>> Begin ENTRIES SHOWN
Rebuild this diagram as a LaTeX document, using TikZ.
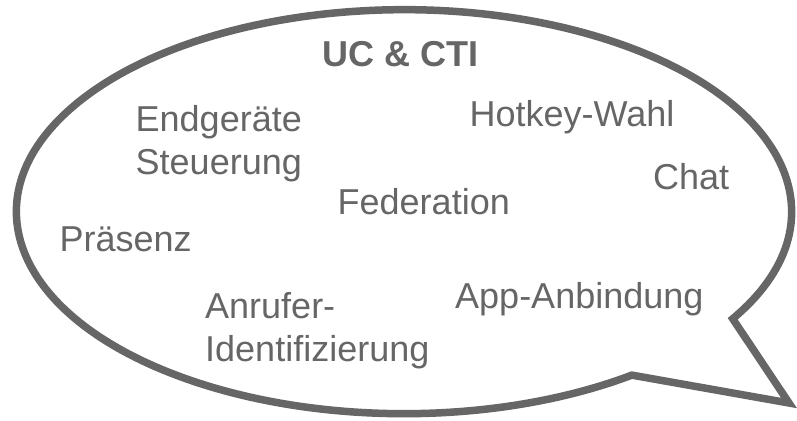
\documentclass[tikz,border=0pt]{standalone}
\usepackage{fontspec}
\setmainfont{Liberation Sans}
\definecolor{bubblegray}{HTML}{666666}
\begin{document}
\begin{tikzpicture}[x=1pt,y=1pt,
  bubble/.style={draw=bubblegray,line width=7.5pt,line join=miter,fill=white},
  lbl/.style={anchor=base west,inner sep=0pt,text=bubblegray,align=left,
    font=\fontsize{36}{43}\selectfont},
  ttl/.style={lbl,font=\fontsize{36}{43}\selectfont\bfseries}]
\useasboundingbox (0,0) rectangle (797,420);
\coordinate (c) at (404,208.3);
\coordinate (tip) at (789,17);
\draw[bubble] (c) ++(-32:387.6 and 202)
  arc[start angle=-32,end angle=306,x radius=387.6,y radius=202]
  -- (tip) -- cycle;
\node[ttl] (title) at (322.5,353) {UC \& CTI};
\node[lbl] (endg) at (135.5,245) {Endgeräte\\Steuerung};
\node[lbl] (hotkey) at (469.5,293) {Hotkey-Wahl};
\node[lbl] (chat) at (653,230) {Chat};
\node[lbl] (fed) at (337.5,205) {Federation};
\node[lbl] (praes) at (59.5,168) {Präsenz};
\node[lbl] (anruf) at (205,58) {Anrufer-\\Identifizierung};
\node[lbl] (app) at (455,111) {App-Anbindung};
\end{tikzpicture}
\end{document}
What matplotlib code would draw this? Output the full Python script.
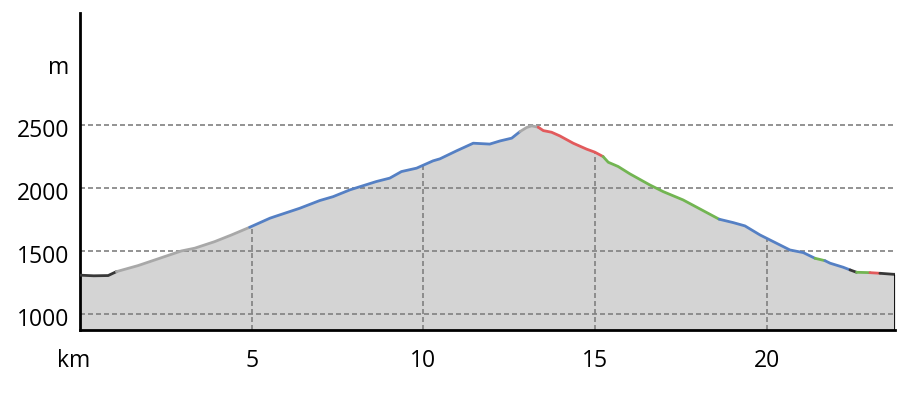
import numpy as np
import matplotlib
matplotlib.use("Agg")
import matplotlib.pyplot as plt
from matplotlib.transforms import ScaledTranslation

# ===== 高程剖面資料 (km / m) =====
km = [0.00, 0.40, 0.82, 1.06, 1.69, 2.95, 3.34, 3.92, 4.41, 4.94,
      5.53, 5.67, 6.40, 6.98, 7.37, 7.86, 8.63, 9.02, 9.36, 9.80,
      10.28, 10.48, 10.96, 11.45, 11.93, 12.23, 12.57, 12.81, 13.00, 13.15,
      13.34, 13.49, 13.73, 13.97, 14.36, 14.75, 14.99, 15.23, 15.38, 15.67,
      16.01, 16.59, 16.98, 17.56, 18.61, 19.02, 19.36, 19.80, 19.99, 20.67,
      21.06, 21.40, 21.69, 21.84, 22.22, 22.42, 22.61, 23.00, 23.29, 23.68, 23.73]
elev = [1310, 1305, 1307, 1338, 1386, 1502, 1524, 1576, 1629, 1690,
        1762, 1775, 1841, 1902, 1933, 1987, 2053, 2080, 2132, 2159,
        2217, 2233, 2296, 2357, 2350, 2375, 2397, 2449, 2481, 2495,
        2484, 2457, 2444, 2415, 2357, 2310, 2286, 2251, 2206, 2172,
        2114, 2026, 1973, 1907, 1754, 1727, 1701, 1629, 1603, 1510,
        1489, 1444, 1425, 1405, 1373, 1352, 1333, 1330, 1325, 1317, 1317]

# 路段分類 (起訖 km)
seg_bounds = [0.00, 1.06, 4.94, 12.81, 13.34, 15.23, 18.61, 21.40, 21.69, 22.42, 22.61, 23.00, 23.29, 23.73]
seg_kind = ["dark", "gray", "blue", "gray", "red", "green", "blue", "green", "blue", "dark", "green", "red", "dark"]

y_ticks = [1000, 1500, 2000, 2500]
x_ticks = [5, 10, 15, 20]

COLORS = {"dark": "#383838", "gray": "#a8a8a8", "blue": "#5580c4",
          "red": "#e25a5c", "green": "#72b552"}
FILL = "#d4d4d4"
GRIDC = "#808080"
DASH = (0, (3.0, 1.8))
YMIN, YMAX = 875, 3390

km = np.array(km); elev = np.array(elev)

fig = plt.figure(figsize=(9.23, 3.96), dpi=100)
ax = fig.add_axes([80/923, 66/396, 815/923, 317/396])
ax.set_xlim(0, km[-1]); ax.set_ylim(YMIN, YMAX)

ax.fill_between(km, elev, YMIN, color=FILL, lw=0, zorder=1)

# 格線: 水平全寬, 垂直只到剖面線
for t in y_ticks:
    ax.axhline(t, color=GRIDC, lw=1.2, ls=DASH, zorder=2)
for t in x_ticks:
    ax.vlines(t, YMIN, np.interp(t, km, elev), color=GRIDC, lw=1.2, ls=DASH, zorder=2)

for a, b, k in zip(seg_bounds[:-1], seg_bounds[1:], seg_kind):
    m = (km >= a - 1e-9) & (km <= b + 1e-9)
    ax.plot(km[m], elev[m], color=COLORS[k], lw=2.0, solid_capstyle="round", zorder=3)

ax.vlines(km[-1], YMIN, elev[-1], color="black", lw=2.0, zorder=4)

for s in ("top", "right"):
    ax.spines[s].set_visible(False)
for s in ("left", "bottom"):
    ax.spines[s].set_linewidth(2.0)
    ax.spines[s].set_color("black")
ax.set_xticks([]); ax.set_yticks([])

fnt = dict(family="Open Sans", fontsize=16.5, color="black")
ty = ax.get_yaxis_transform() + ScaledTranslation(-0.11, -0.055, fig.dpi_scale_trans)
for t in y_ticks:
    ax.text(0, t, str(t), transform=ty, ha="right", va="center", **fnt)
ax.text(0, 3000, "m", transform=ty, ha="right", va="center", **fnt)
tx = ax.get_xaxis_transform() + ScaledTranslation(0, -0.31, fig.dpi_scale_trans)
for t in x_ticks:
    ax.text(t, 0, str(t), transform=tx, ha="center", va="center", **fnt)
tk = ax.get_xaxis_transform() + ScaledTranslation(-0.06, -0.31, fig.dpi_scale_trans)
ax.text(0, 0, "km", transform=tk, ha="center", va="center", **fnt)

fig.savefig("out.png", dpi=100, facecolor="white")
>> End ENTRIES SHOWN
§ EXERCISE: Pick out and copy the lines of the entries that hold the string "this".

§ ANSWER TO THE TASK:
Rebuild this diagram as a LaTeX document, using TikZ.
What matplotlib code would draw this? Output the full Python script.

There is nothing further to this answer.